Commentary: Egypt and Israel have many reasons not to challenge one another on the battlefield. However, a confrontation might occur against the will of one of them or perhaps both of them. Therefore, the IDF must be prepared for a potential conflict
The security relations between Egypt and Israel are quite good, but this is not the case in terms of their economic, cultural and social ties because Egypt sticks to a cold peace. Furthermore, Egypt, despite its enormous economic hardships, pours money into building up its military. Egypt is not under a significant security threat from another country in the region. It has some friction with Turkey, such as over Libya, but this tension is unlikely to bring about an all-out war between them. They also don’t share a border, while Israel and Egypt do.
Under extremely severe circumstances, a conventional conflict might transpire between Israel and Egypt, even in a limited scope. Egypt is preparing its armed forces for the possibility of a war with Israel. For example, in May of this year, Egypt signed a contract to buy 30 advanced French Rafale fighters. It is meant to improve Egypt’s chances if it has to fight the powerful Israeli Air Force.

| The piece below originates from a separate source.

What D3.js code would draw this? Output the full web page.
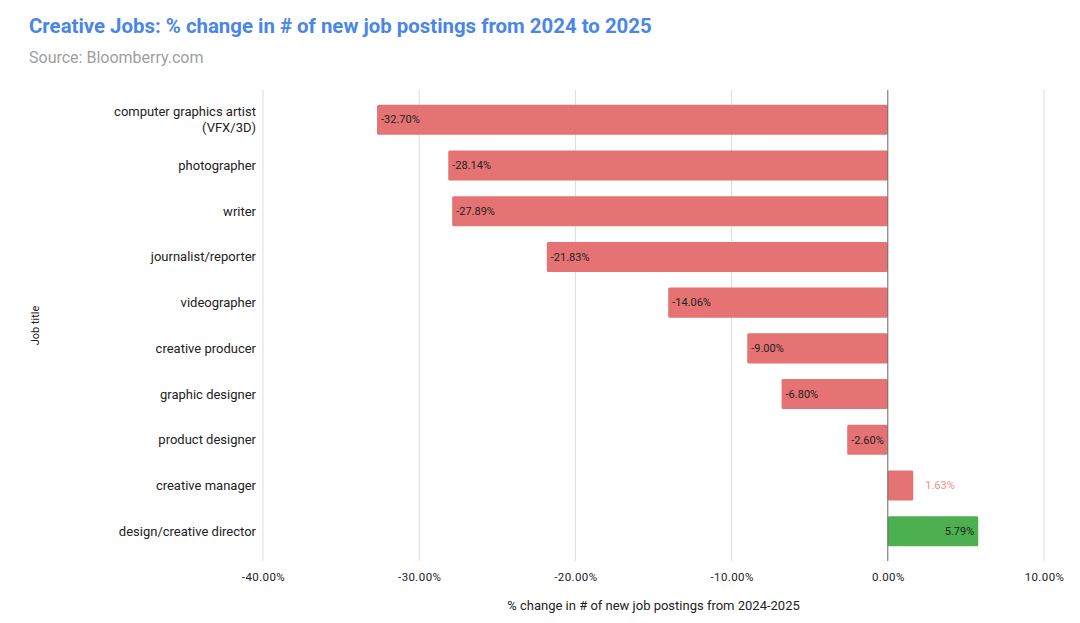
<!DOCTYPE html>
<html>
<head>
<meta charset="utf-8">
<script src="https://cdn.jsdelivr.net/npm/d3@7"></script>
<style>
  body { margin: 0; background: #fff; }
  text { font-family: Roboto, "Noto Sans", sans-serif; }
</style>
</head>
<body>
<figure id="chart" style="margin:0"></figure>
<script>
// data
const jobs = [
    "computer graphics artist\n(VFX/3D)",
    "photographer",
    "writer",
    "journalist/reporter",
    "videographer",
    "creative producer",
    "graphic designer",
    "product designer",
    "creative manager",
    "design/creative director"
];
const changes = [-32.70, -28.14, -27.89, -21.83, -14.06, -9.00, -6.80, -2.60, 1.63, 5.79];
const xTicks = [-40, -30, -20, -10, 0, 10];

let dimensions = {
    width: 1080,
    height: 623,
    margin: { top: 90, right: 36, bottom: 62, left: 263 }
};
dimensions.boundedWidth = dimensions.width - dimensions.margin.left - dimensions.margin.right
dimensions.boundedHeight = dimensions.height - dimensions.margin.top - dimensions.margin.bottom

const data = jobs.map((j, i) => ({ job: j, value: changes[i] }));

const root = d3.select("figure#chart")
    .append("svg")
    .attr("width", dimensions.width)
    .attr("height", dimensions.height);

// title + subtitle
root.append("text")
    .attr("x", 29).attr("y", 33)
    .attr("font-size", 20.4).attr("font-weight", "bold")
    .attr("fill", "#4a86e8")
    .text("Creative Jobs: % change in # of new job postings from 2024 to 2025");
root.append("text")
    .attr("x", 29).attr("y", 63)
    .attr("font-size", 16)
    .attr("fill", "#9e9e9e")
    .text("Source: Bloomberry.com");

const svg = root.append("g")
    .attr("transform", `translate(${dimensions.margin.left},${dimensions.margin.top})`);

const xScale = d3.scaleLinear()
    .domain([-40, 10])
    .range([0, dimensions.boundedWidth]);

const yScale = d3.scaleBand()
    .domain(data.map(d => d.job))
    .range([0, dimensions.boundedHeight])
    .paddingInner(0.344)
    .paddingOuter(0.32);

// gridlines
svg.append("g")
    .selectAll("line")
    .data(xTicks.filter(t => t !== 0))
    .join("line")
    .attr("x1", d => xScale(d)).attr("x2", d => xScale(d))
    .attr("y1", 0).attr("y2", dimensions.boundedHeight)
    .attr("stroke", "#dcdcdc");

// bars
svg.append("g")
    .selectAll("rect")
    .data(data)
    .join("rect")
    .attr("x", d => xScale(Math.min(0, d.value)))
    .attr("y", d => yScale(d.job))
    .attr("width", d => Math.abs(xScale(d.value) - xScale(0)))
    .attr("height", yScale.bandwidth())
    .attr("rx", 1.5)
    .attr("fill", (d, i) => i === data.length - 1 ? "#4caf50" : "#e57373");

// zero line
svg.append("line")
    .attr("x1", xScale(0)).attr("x2", xScale(0))
    .attr("y1", 0).attr("y2", dimensions.boundedHeight)
    .attr("stroke", "#666");

// bar labels
svg.append("g")
    .selectAll("text")
    .data(data)
    .join("text")
    .attr("font-size", 11)
    .attr("dy", "0.35em")
    .attr("y", d => yScale(d.job) + yScale.bandwidth() / 2)
    .attr("x", (d, i) => {
        if (d.value < 0) return xScale(d.value) + 4;
        if (i === data.length - 1) return xScale(d.value) - 4;
        return xScale(d.value) + 12;
    })
    .attr("text-anchor", (d, i) => (d.value > 0 && i === data.length - 1) ? "end" : "start")
    .attr("fill", (d, i) => (d.value > 0 && i !== data.length - 1) ? "#f08c8c" : "#222")
    .text(d => d.value.toFixed(2) + "%");

// y axis labels
const yLabels = svg.append("g")
    .selectAll("text")
    .data(data)
    .join("text")
    .attr("text-anchor", "end")
    .attr("font-size", 13)
    .attr("fill", "#222")
    .attr("x", -7)
    .attr("y", d => yScale(d.job) + yScale.bandwidth() / 2);
yLabels.each(function(d) {
    const lines = d.job.split("\n");
    const t = d3.select(this);
    lines.forEach((l, k) => {
        t.append("tspan")
            .attr("x", -7)
            .attr("dy", k === 0 ? (0.35 - (lines.length - 1) * 0.6) + "em" : "1.2em")
            .text(l);
    });
});

// x axis
const xAxis = svg.append("g")
    .attr("transform", `translate(0, ${dimensions.boundedHeight})`)
    .call(d3.axisBottom(xScale).tickValues(xTicks).tickSize(0).tickPadding(12)
        .tickFormat(d => d.toFixed(2) + "%"));
xAxis.select(".domain").remove();
xAxis.selectAll("text")
    .attr("font-size", 11.5)
    .attr("letter-spacing", 0.4)
    .attr("font-family", "Roboto, sans-serif")
    .attr("fill", "#222");

// axis titles
svg.append("text")
    .attr("x", dimensions.boundedWidth / 2)
    .attr("y", dimensions.boundedHeight + 49)
    .attr("text-anchor", "middle")
    .attr("font-size", 13)
    .attr("fill", "#222")
    .text("% change in # of new job postings from 2024-2025");

svg.append("text")
    .attr("transform", `translate(${39 - dimensions.margin.left}, ${dimensions.boundedHeight / 2}) rotate(-90)`)
    .attr("text-anchor", "middle")
    .attr("font-size", 11)
    .attr("fill", "#222")
    .text("Job title");
</script>
</body>
</html>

In a future conflict between Israel and Egypt, components from previous conflicts between the countries will bear significant weight. After all, the battles will once again take place in the Sinai. Even with all of the changes that have occurred in the past few decades in the Egyptian and Israeli militaries, part of the combat patterns from the 1948-1973 wars will remain relevant, while undergoing adaptation to the present reality. The goal of aerial superiority will remain a central component, and its achievement will make it possible to provide assistance to the various ground and naval forces, such as via bombings, transfer of supplies, and provision of intelligence. Bombings may be very efficient in an exposed expanse such as the Sinai, in which ground units will be vulnerable to attacks from the air, as was proven in 1967.

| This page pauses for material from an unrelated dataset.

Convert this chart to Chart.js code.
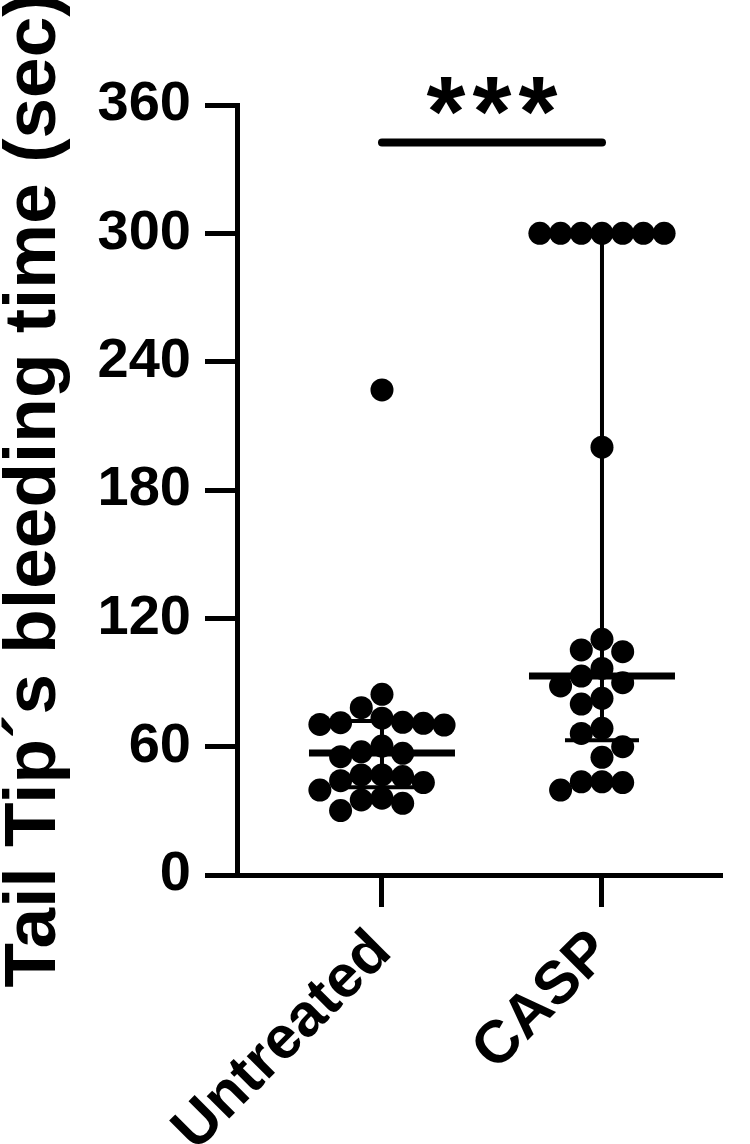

The Egyptian Air Force is rather strong, and possesses over 200 F-16 aircraft. The IDF may also find itself preoccupied with other fronts at the same time, including Iran and Hezbollah, and perhaps even campaigns against Hamas and Syria, which would disrupt its efforts to focus its aerial strength against Egypt.
In light of this, it is possible that neither side will benefit from total air superiority, at least during the first stage of the campaign between Israel and Egypt. Furthermore, the Egyptian antiaircraft capability may disrupt bombings of its forces. It should therefore be taken into consideration that it may not be possible to decide the campaign in Sinai through the sole use of fire from the air, requiring the use of fire from the ground. Thus, a ground campaign could develop with a mutual maneuver.
The variety of challenges faced by the IDF, should a conflict occur only with Egypt, necessitates manpower qualification. Despite the Israeli soldier’s capability to adapt to changing circumstances, it would not be enough, primarily in light of his focus on fighting guerilla warfare and terrorism in recent decades, rather than fighting a conventional military.
All in all, Egypt and Israel have many reasons not to challenge one another on the battlefield. However, a confrontation might occur against the will of one of the countries or perhaps both of them. Therefore, the IDF must be prepared for a potential conflict with Egypt. While preparing for the possibility of combat on other fronts, primarily against Hezbollah, the IDF's conventional combat capability should also be nurtured.